SEIU Bureaucrats Accepts Substandard Wage Contract At NY/NJ Airports While Touting $15 An Hour Campaign

SEIU Bureaucrats Accepts Substandard Wage Contract At NY/NJ Airports While Touting $15 An Hour Campaign
http://www.nytimes.com/2016/12/15/nyregion/new-union-contract-for-new-yo...
New Union Contract for New York City Area Airports Does Not Cover Wages
By PATRICK McGEEHANDEC. 15, 2016

Workers at La Guardia Airport in May. Employees at New York City’s three major airports will vote on their first union contract. CreditKarsten Moran for The New York Times
After seven months of negotiations, thousands of airport workers in New York and New Jersey have come to terms on their first union contract. But it does not address an impending anomaly that will leave workers on opposite sides of the Hudson River earning different pay for doing the same work.

The union that organized the workers, Local 32BJ of the Service Employees International Union, reached a deal on Thursday with 11 companies that provide services at the three major airports that serve New York City. The proposed contract would give the workers greater job security and more regular schedules, among other improvements in their working conditions.

But the contract does not cover the terms usually considered most important in a labor deal: wages and benefits. That omission is a product of the complex hierarchy at the airports, which are operated by the Port Authority of New York and New Jersey.

By not addressing pay, the contract highlights a quirk to be ushered in on Dec. 31, when the minimum wage for all workers in New York City will rise to $11 an hour from $9. That increase will raise the minimum wage for workers at La Guardia Airport and Kennedy International Airport from the hourly minimum of $10.10 that the Port Authority requires that employees at its facilities be paid.

But workers at Newark Liberty International Airport will not get an increase from the $10.10 they now earn. That is because the Port Authority has agreed to raise the minimum wage at its facilities to match the prevailing minimum where they are. New Jersey’s minimum wage is set to rise on Jan. 1 to $8.44 an hour from $8.38 an hour.

The gap could widen in the next few years. New York plans to gradually raise its minimum wage to $15 an hour, while New Jersey’s minimum is set to rise only to cover cost of living increases.

“I don’t think it’s fair that a New York worker can get $15 doing the exact same job that I do and I don’t get $15,” said Broderick Cooper, who has worked as a skycap at Newark Liberty for 27 years. “It’s not the Port Authority of New York or New Jersey, it’s the Port Authority of New York and New Jersey.”

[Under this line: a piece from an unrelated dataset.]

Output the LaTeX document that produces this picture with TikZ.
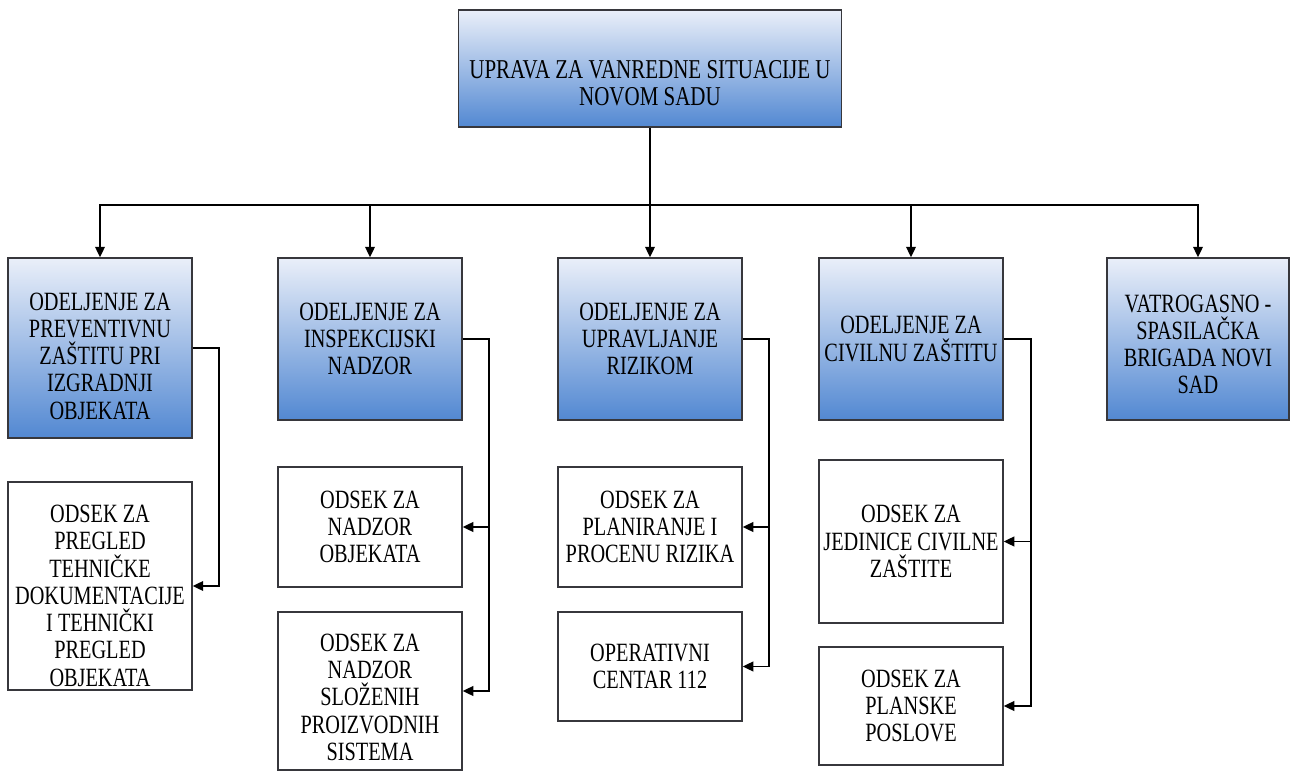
\documentclass[tikz,border=0pt]{standalone}
\usepackage{fontspec}
\setmainfont{Liberation Serif}[FakeStretch=0.77]
\usetikzlibrary{arrows.meta}

\definecolor{boxtop}{RGB}{234,239,249}
\definecolor{boxbottom}{RGB}{82,136,210}
\definecolor{boxline}{RGB}{55,55,60}

% taller first line, pushes the text down in its box
\newcommand{\dropby}[1]{\rule{0pt}{#1}}

\begin{document}
\begin{tikzpicture}[
    dept/.style={draw=boxline, line width=0.8pt, top color=boxtop, bottom color=boxbottom,
        minimum width=3.68cm, minimum height=3.24cm, inner sep=0pt, align=center,
        font=\fontsize{15}{15.5}\selectfont},
    sect/.style={draw=boxline, line width=0.8pt, fill=white,
        minimum width=3.68cm, inner sep=0pt, align=center,
        font=\fontsize{15}{15.5}\selectfont},
    link/.style={line width=1pt},
    arr/.style={line width=1pt, -{Triangle[length=6pt,width=5.5pt]}}
]
\useasboundingbox (0,0) rectangle (25.86,-15.48);

% Top box
\node[dept, minimum width=7.66cm, minimum height=2.34cm,
    font=\fontsize{15.5}{15.4}\selectfont] (top) at (13.0,-1.37)
    {\dropby{27pt}UPRAVA ZA VANREDNE SITUACIJE U\\NOVOM SADU};

% Departments
\node[dept, minimum height=3.6cm] (d1) at (2.0,-6.96)
    {\dropby{19pt}ODELJENJE ZA\\PREVENTIVNU\\ZAŠTITU PRI\\IZGRADNJI\\OBJEKATA};
\node[dept] (d2) at (7.4,-6.78) {ODELJENJE ZA\\INSPEKCIJSKI\\NADZOR};
\node[dept] (d3) at (13.0,-6.78) {ODELJENJE ZA\\UPRAVLJANJE\\RIZIKOM};
\node[dept] (d4) at (18.22,-6.78) {ODELJENJE ZA\\CIVILNU ZAŠTITU};
\node[dept, minimum width=3.64cm] (d5) at (23.96,-6.78)
    {\dropby{16pt}VATROGASNO -\\SPASILAČKA\\BRIGADA NOVI\\SAD};

% Sections
\node[sect, minimum height=4.16cm] (s1) at (2.0,-11.72)
    {\dropby{21pt}ODSEK ZA\\PREGLED\\TEHNIČKE\\DOKUMENTACIJE\\I TEHNIČKI\\PREGLED\\OBJEKATA};
\node[sect, minimum height=2.4cm] (s2a) at (7.4,-10.54) {ODSEK ZA\\NADZOR\\OBJEKATA};
\node[sect, minimum height=3.16cm] (s2b) at (7.4,-13.82)
    {\dropby{17pt}ODSEK ZA\\NADZOR\\SLOŽENIH\\PROIZVODNIH\\SISTEMA};
\node[sect, minimum height=2.4cm] (s3a) at (13.0,-10.54)
    {ODSEK ZA\\PLANIRANJE I\\PROCENU RIZIKA};
\node[sect, minimum height=2.18cm] (s3b) at (13.0,-13.33) {OPERATIVNI\\CENTAR 112};
\node[sect, minimum height=3.26cm] (s4a) at (18.22,-10.83)
    {ODSEK ZA\\JEDINICE CIVILNE\\ZAŠTITE};
\node[sect, minimum height=2.36cm] (s4b) at (18.22,-14.12)
    {ODSEK ZA\\PLANSKE\\POSLOVE};

% Top to departments
\coordinate (bus) at (13.0,-4.1);
\draw[link] (top.south) -- (bus);
\foreach \d in {d1,d2,d3,d4,d5}
    \draw[arr] (bus) -| (\d.north);

% Departments to sections
\draw[arr] (d1.east) -- ++(0.52,0) |- (s1.east);
\draw[arr] (d2.east) -- ++(0.52,0) coordinate (r2) |- (s2a.east);
\draw[arr] (r2) |- (s2b.east);
\draw[arr] (d3.east) -- ++(0.52,0) coordinate (r3) |- (s3a.east);
\draw[arr] (r3) |- (s3b.east);
\draw[arr] (d4.east) -- ++(0.54,0) coordinate (r4) |- (s4a.east);
\draw[arr] (r4) |- (s4b.east);
\end{tikzpicture}
\end{document}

But Mr. Cooper, a 45-year-old resident of Hillside, N.J., said he was pleased to have his first union contract to vote on. “This finally gains a level of respect for a lot of the common workers,” he said, adding that the agreement would yield “fairness and fair scheduling, fair breaks and no unfair workloads.”

He and about 8,000 other members are scheduled to vote to ratify the contract before Christmas, which is likely to head off a threat that they might strike amid the busy holiday travel season, said Hector Figueroa, president of Local 32BJ.

“This is a very good first step in the campaign for 15 and a union,” Mr. Figueroa said in an interview, referring to the national Fight for 15 movement started by fast-food workers in Manhattan who demanded union representation and a $15 hourly minimum wage.

That campaign has yielded disparate results across the country. Gov. Andrew M. Cuomo of New York, a Democrat, embraced it and pushed lawmakers to adopt a schedule for raising the minimum wage to $15 an hour in New York City and surrounding suburbs by 2019 and to at least $12.50 an hour upstate by 2021.

Fast-food workers in New York are on a path to the $15 an hour minimum wage they sought, but they are not unionized. And airport workers in Newark have a union contract but no path to a $15 minimum wage.

For years, Local 32BJ has shepherded dozens of members to the Port Authority’s monthly board meetings to demand increases in the minimum wage for all workers at the airports. Mr. Figueroa said the union would continue to press the board to raise the agency’s mandated minimum wage to at least $15.

That appears unlikely to happen while John J. Degnan is the board chairman. Mr. Degnan was appointed by Gov. Chris Christie of New Jersey, a Republican who vetoed legislation to raise the state’s minimum wage to $15 an hour, and he has been clear in his opposition to telling employers how much to pay their workers.

At a Port Authority board meeting on Sept. 22, Mr. Degnan laid out the complications of setting pay at the airports: “These are not our employees,” he said. “These are employees of subcontractors of entities who do business with airlines with whom we do business. It’s about three tiers below.”